For testing purposes, the encoding could be as simple as an XOR with a random string. That would allow you to test that the idea works, while not worrying too much about the details of the delta-compression scheme. You could test this against a simple perl/python CGI script under apache to make sure it works right.
Only after that works nicely would you start plugging in a real delta-compression scheme. Then you can either try to resurrect the librsync code, or you could look at the newer crc based delta compression that Rusty has been working on in ccan (Rusty is CCd on this email).
You also might like to look at this early (but working) version of rproxy:
http://samba.org/tridge/rproxy-99.tgz
It is from a demo I gave in 1999. To run it, do something like this:
rproxy localhost:8081 8080
then in another window (or on another machine) do this:
rproxy yourproxy:3128 8081
then set your browser to go via a proxy at localhost:8080. The data will be delta-compressed between the two instances of rproxy.

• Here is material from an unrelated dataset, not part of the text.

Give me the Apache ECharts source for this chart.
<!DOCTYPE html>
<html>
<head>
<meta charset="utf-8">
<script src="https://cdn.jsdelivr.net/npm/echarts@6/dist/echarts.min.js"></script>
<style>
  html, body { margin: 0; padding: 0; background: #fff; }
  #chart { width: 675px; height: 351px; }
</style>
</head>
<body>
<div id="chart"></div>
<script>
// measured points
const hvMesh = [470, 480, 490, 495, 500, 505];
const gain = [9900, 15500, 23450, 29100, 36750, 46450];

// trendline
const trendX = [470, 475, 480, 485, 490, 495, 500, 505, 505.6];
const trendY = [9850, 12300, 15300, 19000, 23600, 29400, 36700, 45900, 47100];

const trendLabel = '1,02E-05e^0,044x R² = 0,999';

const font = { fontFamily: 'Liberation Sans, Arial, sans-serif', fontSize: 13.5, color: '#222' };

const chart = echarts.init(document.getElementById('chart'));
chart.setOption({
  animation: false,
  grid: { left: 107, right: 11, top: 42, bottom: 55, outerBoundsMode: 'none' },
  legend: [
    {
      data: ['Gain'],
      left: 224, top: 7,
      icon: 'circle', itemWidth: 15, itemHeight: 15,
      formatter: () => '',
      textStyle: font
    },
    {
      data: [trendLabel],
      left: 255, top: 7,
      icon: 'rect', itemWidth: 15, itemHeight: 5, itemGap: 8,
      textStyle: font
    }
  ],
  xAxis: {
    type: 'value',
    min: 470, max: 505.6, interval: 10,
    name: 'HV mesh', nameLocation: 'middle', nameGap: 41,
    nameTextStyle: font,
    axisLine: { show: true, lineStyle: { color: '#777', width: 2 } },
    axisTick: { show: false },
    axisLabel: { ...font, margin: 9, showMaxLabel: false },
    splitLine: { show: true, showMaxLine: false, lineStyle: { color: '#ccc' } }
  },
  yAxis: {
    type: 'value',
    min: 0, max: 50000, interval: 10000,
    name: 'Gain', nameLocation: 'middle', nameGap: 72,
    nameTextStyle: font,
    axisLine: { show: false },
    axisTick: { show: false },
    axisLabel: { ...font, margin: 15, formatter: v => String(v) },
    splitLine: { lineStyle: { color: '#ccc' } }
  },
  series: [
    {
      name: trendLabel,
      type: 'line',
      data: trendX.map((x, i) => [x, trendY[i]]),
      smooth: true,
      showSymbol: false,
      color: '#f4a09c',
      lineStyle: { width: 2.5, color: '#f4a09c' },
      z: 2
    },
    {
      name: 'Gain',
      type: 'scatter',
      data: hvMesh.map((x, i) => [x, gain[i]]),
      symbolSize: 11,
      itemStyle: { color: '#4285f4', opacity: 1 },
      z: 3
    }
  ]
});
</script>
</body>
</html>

The code is pretty horrible, but it may be a useful way of you playing with a working example.
Cheers, Tridge
On 21/03/09 at 05:31 GMT Tridge wrote:
yes - for this to be useful we need to get in into 3 main types of programs:
- web browsers
- web servers (probably starting with Apache)
- web proxies (eg. squid)
Getting it into any two of these will make it useful. In all 3 will benefit the most.
The existing prototype of rproxy enables the protocol extension when two or more entities in the chain between the client and the server support the extension. The delta-compression then applies to all the data going between those entities, and it is transparent to those on either side.
Cheers, Tridge
On 23/03/09 at 05:10 GMT, Tridge wrote:
I would hope you'd hook into the existing cache code in firefox, but extend it to allow the plugin to ask for pages that are normally not cached (such as dynamic pages) to be cached. So the cache size limits that are already controllable by firefox users would work.
One interesting question is whether we can have a way to prevent cacheing when the site doesn't support the extensions to take advantage of the cached data. Should the plugin not trigger unless we've visited the site previously and received an indication that the server supports the extension?
> Again, would you please share your prototype with me?
sure, it is here:
http://samba.org/tridge/rproxy-99.tgz
It is from a demo I gave in 1999. To run it, do something like this:
rproxy localhost:8081 8080
then in another window (or on another machine) do this:
rproxy yourproxy:3128 8081
then set your browser to go via a proxy at localhost:8080. The data will be delta-compressed between the two instances of rproxy.
The code is pretty horrible, but it may be a useful way of you playing with a working example.
Cheers, Tridge
RFC 3229
RFC 3229 also specifies a delta encoding standard for HTTP.